YOUR OBJECTIVE: Only the lines from the line containing "Emit a Python" through the line containing "import matplotlib.pyplot as plt" should be reproduced, please, with no pictures.
==*==
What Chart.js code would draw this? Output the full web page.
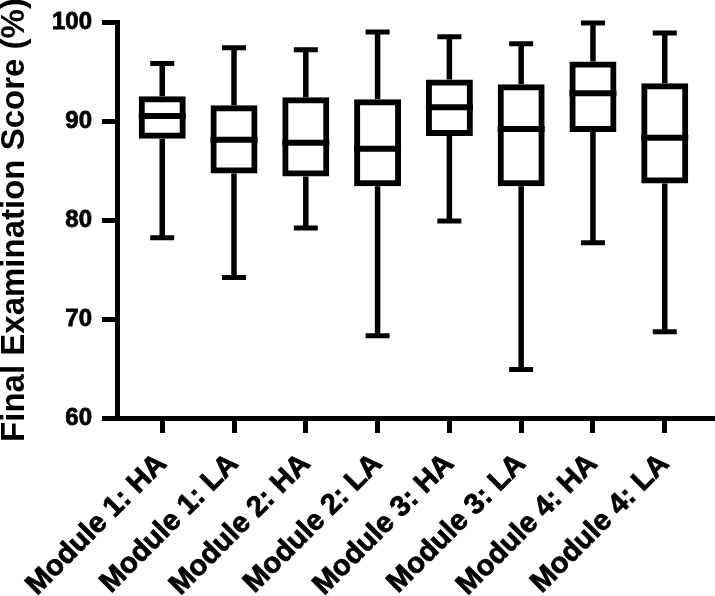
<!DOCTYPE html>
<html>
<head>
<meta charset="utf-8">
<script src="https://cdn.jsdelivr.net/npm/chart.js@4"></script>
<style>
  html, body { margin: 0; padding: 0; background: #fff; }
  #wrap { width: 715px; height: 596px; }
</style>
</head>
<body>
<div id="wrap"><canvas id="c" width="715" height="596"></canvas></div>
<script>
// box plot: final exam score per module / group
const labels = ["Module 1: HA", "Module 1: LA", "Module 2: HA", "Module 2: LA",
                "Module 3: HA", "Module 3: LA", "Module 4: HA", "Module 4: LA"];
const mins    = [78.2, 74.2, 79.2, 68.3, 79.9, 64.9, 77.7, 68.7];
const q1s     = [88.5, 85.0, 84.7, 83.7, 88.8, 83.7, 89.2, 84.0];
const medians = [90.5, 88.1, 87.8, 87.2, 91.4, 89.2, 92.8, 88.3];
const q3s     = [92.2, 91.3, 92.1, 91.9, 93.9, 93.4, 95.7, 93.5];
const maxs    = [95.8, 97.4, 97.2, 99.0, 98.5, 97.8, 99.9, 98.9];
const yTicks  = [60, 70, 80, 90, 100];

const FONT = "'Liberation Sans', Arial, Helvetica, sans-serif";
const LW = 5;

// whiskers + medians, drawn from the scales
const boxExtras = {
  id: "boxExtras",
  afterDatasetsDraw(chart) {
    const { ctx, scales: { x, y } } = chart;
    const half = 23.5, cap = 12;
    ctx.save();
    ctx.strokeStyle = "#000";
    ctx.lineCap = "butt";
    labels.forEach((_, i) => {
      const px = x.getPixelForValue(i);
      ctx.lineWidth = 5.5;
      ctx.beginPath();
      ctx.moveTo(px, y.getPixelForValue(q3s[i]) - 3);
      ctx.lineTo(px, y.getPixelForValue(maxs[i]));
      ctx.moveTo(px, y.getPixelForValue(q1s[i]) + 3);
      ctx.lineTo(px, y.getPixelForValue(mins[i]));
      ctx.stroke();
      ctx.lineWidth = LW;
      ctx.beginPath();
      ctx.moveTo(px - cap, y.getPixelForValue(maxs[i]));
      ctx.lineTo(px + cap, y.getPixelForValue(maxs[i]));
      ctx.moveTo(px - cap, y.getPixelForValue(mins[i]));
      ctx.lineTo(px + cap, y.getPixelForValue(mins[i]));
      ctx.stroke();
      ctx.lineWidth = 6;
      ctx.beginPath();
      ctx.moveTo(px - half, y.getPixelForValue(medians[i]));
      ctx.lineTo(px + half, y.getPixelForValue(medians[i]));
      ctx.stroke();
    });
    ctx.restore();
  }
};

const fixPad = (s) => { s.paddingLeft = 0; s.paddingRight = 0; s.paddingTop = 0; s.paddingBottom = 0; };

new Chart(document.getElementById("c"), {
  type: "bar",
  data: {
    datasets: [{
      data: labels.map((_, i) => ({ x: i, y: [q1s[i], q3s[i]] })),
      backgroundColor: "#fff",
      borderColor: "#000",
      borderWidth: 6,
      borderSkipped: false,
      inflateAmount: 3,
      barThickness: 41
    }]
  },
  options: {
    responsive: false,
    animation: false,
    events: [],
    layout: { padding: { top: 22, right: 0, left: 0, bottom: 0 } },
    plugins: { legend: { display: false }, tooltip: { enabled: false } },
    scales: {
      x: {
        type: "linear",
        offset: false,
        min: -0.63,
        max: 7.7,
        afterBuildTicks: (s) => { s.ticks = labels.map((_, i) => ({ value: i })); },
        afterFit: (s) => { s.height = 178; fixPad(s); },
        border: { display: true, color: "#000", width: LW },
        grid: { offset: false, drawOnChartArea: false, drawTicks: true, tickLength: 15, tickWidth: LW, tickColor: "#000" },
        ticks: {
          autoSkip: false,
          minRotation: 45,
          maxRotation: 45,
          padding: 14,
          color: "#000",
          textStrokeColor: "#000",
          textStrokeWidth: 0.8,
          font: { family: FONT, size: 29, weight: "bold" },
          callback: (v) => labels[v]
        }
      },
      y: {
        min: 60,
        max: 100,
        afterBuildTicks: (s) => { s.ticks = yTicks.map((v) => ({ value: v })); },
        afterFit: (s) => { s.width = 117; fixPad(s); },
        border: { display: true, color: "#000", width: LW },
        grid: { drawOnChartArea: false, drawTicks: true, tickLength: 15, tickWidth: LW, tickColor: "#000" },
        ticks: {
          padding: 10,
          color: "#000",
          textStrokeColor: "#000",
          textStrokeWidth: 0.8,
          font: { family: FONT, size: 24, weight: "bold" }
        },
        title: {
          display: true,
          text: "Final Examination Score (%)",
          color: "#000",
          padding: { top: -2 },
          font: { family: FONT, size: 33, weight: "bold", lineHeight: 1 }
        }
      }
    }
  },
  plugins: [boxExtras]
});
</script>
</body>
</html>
==*==
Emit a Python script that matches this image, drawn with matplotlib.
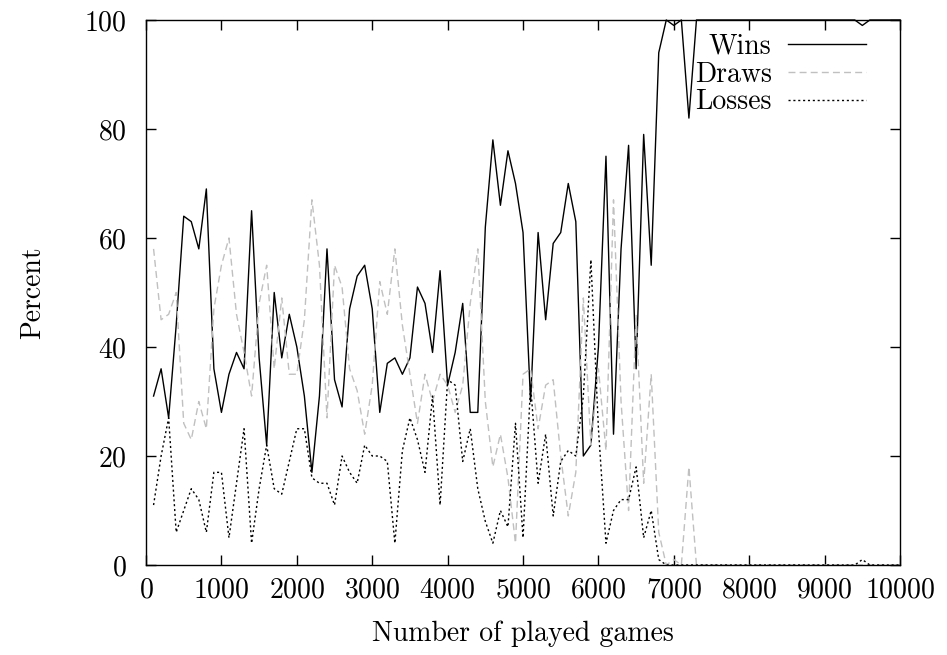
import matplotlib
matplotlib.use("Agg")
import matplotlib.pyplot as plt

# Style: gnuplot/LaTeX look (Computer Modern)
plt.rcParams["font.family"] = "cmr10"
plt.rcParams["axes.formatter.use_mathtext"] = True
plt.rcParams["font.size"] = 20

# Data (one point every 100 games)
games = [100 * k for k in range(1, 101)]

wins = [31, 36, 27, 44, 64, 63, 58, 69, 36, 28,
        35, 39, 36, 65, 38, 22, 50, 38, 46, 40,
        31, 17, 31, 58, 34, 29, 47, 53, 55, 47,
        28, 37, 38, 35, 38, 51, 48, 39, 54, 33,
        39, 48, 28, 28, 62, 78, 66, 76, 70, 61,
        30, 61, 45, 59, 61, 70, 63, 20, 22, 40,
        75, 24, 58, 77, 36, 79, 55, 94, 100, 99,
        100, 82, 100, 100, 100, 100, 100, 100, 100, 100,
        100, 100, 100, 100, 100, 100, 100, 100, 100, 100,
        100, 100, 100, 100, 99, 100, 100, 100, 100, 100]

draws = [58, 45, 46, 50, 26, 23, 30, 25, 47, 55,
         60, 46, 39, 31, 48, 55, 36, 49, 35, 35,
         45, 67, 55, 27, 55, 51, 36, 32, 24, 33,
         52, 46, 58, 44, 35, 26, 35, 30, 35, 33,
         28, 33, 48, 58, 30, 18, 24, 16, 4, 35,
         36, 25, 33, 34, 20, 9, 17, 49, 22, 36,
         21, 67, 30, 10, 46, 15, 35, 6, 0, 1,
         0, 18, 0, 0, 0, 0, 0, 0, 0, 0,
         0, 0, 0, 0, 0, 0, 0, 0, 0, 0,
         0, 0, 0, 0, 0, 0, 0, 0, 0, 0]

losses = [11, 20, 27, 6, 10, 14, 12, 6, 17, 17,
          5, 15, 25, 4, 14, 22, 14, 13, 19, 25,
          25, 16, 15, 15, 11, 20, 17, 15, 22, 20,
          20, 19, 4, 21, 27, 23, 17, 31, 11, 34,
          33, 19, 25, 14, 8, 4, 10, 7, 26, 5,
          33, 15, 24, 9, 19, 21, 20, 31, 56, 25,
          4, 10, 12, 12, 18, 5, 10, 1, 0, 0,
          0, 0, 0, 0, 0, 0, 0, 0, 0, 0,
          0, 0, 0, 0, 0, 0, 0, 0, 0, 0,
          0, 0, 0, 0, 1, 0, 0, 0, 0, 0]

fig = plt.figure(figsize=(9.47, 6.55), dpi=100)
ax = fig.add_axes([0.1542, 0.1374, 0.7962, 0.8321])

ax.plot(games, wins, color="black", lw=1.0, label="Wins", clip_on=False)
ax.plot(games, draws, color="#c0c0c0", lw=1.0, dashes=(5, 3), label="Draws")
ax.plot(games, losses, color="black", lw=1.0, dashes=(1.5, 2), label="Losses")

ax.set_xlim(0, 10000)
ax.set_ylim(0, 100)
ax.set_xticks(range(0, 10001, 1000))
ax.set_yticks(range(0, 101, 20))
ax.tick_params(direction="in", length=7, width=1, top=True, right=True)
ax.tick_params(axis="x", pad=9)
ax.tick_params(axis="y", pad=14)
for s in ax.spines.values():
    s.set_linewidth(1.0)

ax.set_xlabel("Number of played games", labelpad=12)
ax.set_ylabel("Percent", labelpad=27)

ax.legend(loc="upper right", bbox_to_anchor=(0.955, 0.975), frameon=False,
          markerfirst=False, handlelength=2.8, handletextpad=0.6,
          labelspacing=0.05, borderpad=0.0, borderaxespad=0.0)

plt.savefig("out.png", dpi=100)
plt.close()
==*==
ANSWER TO THIS TASK:
Emit a Python script that matches this image, drawn with matplotlib.
import matplotlib
matplotlib.use("Agg")
import matplotlib.pyplot as plt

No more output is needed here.